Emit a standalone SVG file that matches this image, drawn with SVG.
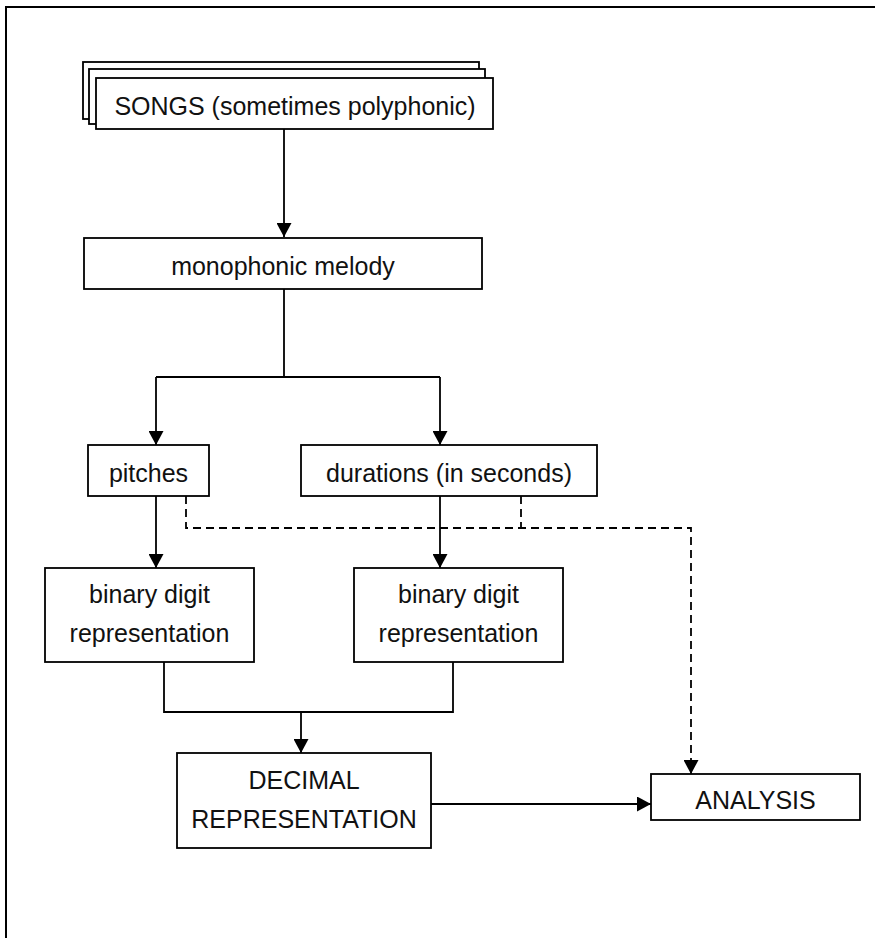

○ ○ ○ ○

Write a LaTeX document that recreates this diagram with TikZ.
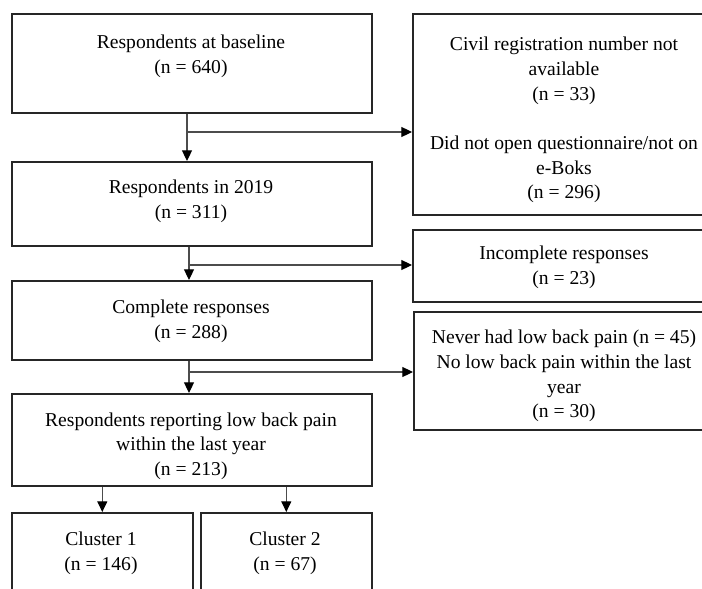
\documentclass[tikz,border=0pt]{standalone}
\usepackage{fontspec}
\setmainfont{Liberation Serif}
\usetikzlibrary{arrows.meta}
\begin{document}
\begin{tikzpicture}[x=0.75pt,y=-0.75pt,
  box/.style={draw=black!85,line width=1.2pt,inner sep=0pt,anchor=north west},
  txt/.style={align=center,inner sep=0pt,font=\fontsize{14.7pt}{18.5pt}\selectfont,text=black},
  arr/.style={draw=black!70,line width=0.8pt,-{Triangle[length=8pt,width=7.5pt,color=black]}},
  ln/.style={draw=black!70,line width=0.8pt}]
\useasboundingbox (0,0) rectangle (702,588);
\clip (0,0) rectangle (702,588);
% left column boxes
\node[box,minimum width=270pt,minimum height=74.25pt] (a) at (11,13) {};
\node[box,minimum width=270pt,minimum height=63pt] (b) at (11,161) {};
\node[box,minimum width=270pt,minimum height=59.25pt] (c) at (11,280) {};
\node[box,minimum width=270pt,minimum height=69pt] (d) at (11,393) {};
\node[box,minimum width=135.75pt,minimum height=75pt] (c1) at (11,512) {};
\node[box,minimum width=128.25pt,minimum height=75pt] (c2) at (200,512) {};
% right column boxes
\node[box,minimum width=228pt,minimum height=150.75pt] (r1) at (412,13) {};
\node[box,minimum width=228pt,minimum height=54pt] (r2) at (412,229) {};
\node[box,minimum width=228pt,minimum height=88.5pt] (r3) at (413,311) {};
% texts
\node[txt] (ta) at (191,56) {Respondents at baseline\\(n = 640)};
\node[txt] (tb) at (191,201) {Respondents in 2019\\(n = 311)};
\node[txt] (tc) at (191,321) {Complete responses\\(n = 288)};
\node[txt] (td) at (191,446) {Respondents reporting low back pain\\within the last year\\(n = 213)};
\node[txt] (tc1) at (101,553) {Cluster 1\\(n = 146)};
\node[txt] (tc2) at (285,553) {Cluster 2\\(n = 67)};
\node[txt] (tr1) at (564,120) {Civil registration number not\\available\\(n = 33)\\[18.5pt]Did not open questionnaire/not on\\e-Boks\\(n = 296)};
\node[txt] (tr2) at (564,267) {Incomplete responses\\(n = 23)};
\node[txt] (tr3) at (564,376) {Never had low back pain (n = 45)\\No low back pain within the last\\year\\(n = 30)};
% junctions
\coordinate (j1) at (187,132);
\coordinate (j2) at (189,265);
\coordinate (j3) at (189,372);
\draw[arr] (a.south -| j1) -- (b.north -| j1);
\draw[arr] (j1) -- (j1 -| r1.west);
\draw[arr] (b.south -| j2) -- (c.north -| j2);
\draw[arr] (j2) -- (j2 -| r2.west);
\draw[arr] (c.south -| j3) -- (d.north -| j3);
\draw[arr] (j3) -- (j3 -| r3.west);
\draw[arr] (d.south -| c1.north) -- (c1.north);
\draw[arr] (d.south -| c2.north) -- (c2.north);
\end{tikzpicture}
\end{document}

○ ○ ○ ○

**WHAT IS ASKED:** Which lines in the data above contain "this"? Show each one.

**IN RESPONSE:**
Emit a standalone SVG file that matches this image, drawn with SVG.
Write a LaTeX document that recreates this diagram with TikZ.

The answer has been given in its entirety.